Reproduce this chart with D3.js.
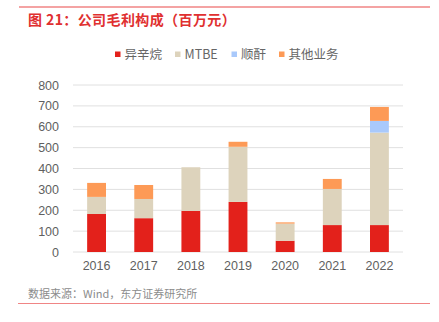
<!DOCTYPE html>
<html><head><meta charset="utf-8">
<script src="https://cdn.jsdelivr.net/npm/d3@7"></script>
<style>body{margin:0;background:#fff;}svg{display:block;font-family:"Noto Sans CJK SC","Liberation Sans",Arial,sans-serif;}</style>
</head><body>
<svg id="c" width="439" height="322"></svg>
<script>
const years = ["2016","2017","2018","2019","2020","2021","2022"];
const isooctane = [182,162,197,240,54,129,129];
const mtbe = [82,92,209,264,82,173,443];
const maleic = [0,0,0,0,0,0,56];
const others = [67,67,0,24,6,48,67];
const seriesNames = ["异辛烷","MTBE","顺酐","其他业务"];
const seriesColors = ["#e3211b","#ddd3bc","#a9c9fb","#fd9a56"];
const yTicks = [0,100,200,300,400,500,600,700,800];

const svg = d3.select("#c");
const rows = years.map((y,i)=>({year:y,"异辛烷":isooctane[i],"MTBE":mtbe[i],"顺酐":maleic[i],"其他业务":others[i]}));
const stack = d3.stack().keys(seriesNames)(rows);

const x = d3.scaleBand().domain(years).range([73,403]).paddingInner(0.6).paddingOuter(0.3);
const y = d3.scaleLinear().domain([0,800]).range([252,85]);

// title lines
svg.append("line").attr("x1",19).attr("x2",430).attr("y1",7).attr("y2",7).attr("stroke","#f08585").attr("stroke-width",1.5);
svg.append("text").attr("x",28).attr("y",25).attr("fill","#e03030").attr("font-size",14).attr("font-weight","bold").attr("letter-spacing",0.4).text("图 21：公司毛利构成（百万元）");

// grid
svg.append("g").selectAll("line").data(yTicks).join("line")
  .attr("x1",73).attr("x2",403).attr("y1",d=>y(d)).attr("y2",d=>y(d))
  .attr("stroke","#e0e0e0").attr("stroke-width",1);

// y axis labels
const yAxis = d3.axisLeft(y).tickValues(yTicks).tickSize(0).tickPadding(0);
const gy = svg.append("g").attr("transform","translate(59,0)").call(yAxis);
gy.select(".domain").remove();
gy.selectAll("text").attr("font-size",12.5).attr("fill","#5f5f5f").attr("font-family","Liberation Sans, Arial, sans-serif");

// bars
svg.append("g").selectAll("g").data(stack).join("g")
  .attr("fill",(d,i)=>seriesColors[i])
  .selectAll("rect").data(d=>d).join("rect")
  .attr("x",d=>x(d.data.year)).attr("width",x.bandwidth())
  .attr("y",d=>y(d[1])).attr("height",d=>Math.max(0,y(d[0])-y(d[1])));

// x axis labels
const xAxis = d3.axisBottom(x).tickSize(0).tickPadding(0);
const gx = svg.append("g").attr("transform","translate(0,261)").call(xAxis);
gx.select(".domain").remove();
gx.selectAll("text").attr("font-size",12.5).attr("fill","#5f5f5f").attr("dy","0.71em").attr("font-family","Liberation Sans, Arial, sans-serif");

// legend
const legX = [115,175,231.5,279];
const lg = svg.append("g").selectAll("g").data(seriesNames).join("g")
  .attr("transform",(d,i)=>`translate(${legX[i]},54)`);
lg.append("rect").attr("x",0).attr("y",-2.5).attr("width",5.5).attr("height",5.5).attr("fill",(d,i)=>seriesColors[i]);
lg.append("text").attr("x",9.5).attr("y",0).attr("dy","0.36em").attr("font-size",12.5).attr("fill","#666").text(d=>d);

// source
svg.append("text").attr("x",28).attr("y",298).attr("font-size",11).attr("fill","#8c8c8c").text("数据来源：Wind，东方证券研究所");
svg.append("line").attr("x1",18).attr("x2",430).attr("y1",303.5).attr("y2",303.5).attr("stroke","#f08585").attr("stroke-width",1);
</script>
</body></html>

◇ ◇ ◇ ◇ ◇ ◇ ◇

§ **REQUIRED TASK**
Reproduce the material above exactly, first line through the line that contains "const y = d3.scaleLinear().domain([0,800]).range([252,85]);", minus the pictures.

§ **TASK ANSWER**
Reproduce this chart with D3.js.
<!DOCTYPE html>
<html><head><meta charset="utf-8">
<script src="https://cdn.jsdelivr.net/npm/d3@7"></script>
<style>body{margin:0;background:#fff;}svg{display:block;font-family:"Noto Sans CJK SC","Liberation Sans",Arial,sans-serif;}</style>
</head><body>
<svg id="c" width="439" height="322"></svg>
<script>
const years = ["2016","2017","2018","2019","2020","2021","2022"];
const isooctane = [182,162,197,240,54,129,129];
const mtbe = [82,92,209,264,82,173,443];
const maleic = [0,0,0,0,0,0,56];
const others = [67,67,0,24,6,48,67];
const seriesNames = ["异辛烷","MTBE","顺酐","其他业务"];
const seriesColors = ["#e3211b","#ddd3bc","#a9c9fb","#fd9a56"];
const yTicks = [0,100,200,300,400,500,600,700,800];

const svg = d3.select("#c");
const rows = years.map((y,i)=>({year:y,"异辛烷":isooctane[i],"MTBE":mtbe[i],"顺酐":maleic[i],"其他业务":others[i]}));
const stack = d3.stack().keys(seriesNames)(rows);

const x = d3.scaleBand().domain(years).range([73,403]).paddingInner(0.6).paddingOuter(0.3);
const y = d3.scaleLinear().domain([0,800]).range([252,85]);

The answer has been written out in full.